Backend update and code structure (Jan 2022)
Since the last update I have set up the initial code structure required for our project. I have set up the alembic migration environment, which autogenerates database migrations based on database models defined in python, making adding new tables and relationships extremely easy, as well as the ability to revert to a previous version of the database if things go wrong, this is connected to a Postgres database on my local machine.
I've set up authentication so users can log in and out and created the endpoints for uploading and downloading models and datasets.
I have integrated the dockerising prototype into our system, model_gen contains a model api and a docker file, the model upload endpoint takes in source code, a pickle, and requirements.txt and builds an image that serves an api on port 8000 when run. These models are then written as .tar files and saved to the models directory, with their location/filepath written to the database.
I've set up the initial endpoints for uploading and downloading of datasets.
find out more about alembic here.
We have chosen to use SQLAlchemy for database operations as it allows for an object relational mapping, meaning everything is handled in python, making source code much more readable (in our opinion).
Here is an image of the directory structure, let me talk you through it

alembic
The alembic directory contains the required files for generating database revisions and the revisions themselves.
api
The api directory contains the majority of our source code.
authorise.py handles user authorisation with the OAuth2.0 password flow and JWTs.
crud.py contains the CRUD (create, read, update and delete) functions that are required for updating and reading from our database.
database.py defines the database connection, database engine, and database session.
main.py contains our endpoints.
model_gen.py contains the code for generating docker images from trained models.

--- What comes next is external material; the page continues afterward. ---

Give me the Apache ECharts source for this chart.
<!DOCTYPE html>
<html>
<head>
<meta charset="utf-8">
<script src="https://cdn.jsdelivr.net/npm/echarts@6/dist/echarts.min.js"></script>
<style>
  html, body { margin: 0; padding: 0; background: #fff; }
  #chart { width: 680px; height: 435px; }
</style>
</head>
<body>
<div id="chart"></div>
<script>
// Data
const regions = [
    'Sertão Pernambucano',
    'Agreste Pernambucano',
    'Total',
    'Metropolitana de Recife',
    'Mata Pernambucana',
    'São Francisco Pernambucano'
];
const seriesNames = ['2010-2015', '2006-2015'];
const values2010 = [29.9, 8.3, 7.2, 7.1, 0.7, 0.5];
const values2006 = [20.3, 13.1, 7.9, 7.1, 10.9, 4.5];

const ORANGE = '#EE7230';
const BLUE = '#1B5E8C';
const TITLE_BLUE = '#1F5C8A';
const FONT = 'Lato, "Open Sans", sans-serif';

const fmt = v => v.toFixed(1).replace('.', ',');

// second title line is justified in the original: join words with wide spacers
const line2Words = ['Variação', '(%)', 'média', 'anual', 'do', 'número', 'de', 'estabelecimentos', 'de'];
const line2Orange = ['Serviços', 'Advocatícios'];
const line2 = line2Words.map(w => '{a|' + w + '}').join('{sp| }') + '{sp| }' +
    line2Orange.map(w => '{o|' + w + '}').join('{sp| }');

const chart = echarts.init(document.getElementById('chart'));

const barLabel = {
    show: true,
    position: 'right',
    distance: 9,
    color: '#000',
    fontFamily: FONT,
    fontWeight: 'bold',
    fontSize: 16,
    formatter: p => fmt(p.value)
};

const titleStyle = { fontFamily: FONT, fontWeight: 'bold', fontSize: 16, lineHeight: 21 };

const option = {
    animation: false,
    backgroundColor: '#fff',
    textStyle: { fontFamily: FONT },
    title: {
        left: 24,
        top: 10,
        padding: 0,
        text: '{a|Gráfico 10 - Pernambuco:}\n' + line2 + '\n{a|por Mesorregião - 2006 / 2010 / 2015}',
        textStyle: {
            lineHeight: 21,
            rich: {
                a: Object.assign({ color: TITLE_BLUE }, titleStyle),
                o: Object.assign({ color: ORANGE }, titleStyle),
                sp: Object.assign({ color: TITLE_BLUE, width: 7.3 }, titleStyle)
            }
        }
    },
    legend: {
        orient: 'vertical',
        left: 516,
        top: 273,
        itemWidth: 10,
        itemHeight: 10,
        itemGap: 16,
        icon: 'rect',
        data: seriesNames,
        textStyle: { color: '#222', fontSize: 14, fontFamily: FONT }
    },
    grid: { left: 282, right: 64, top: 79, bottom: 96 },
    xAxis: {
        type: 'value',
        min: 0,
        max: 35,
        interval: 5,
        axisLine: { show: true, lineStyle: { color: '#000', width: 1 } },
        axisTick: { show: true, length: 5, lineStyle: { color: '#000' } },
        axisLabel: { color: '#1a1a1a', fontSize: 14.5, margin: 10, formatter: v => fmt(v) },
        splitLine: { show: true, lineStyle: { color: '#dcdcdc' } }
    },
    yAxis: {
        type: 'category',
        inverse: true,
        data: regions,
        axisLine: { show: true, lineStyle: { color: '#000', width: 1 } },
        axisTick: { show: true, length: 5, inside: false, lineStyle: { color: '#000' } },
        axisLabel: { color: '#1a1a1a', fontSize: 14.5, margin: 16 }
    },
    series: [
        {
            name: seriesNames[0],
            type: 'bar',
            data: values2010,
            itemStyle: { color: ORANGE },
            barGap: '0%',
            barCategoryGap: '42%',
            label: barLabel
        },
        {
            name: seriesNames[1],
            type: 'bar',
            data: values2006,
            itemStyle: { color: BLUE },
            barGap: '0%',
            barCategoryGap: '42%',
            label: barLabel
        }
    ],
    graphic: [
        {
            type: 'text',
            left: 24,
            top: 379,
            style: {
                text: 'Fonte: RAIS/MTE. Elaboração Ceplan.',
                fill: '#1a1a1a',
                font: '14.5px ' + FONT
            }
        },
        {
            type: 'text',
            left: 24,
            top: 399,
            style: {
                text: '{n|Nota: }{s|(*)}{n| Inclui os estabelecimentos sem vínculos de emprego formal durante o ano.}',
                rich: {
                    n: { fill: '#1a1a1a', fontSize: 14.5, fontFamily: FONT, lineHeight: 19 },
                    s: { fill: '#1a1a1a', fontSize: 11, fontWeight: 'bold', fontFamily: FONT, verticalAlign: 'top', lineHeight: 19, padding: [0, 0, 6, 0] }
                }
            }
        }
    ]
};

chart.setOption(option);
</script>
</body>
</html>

models.py contains the definition of our database schema as python objects, used for generating alembic revisions.
schemas.py contains the pydantic models/schema for each table in our database, so that inputs and outputs for endpoints can be typed hinted with FastAPI.
models
The models directory is used to store models as tar files for download.
model_gen
The model_gen directory contains the files necessary to generate docker images with api's for trained models.
datasets
The datasets directory is used to store datasets as zip files for download.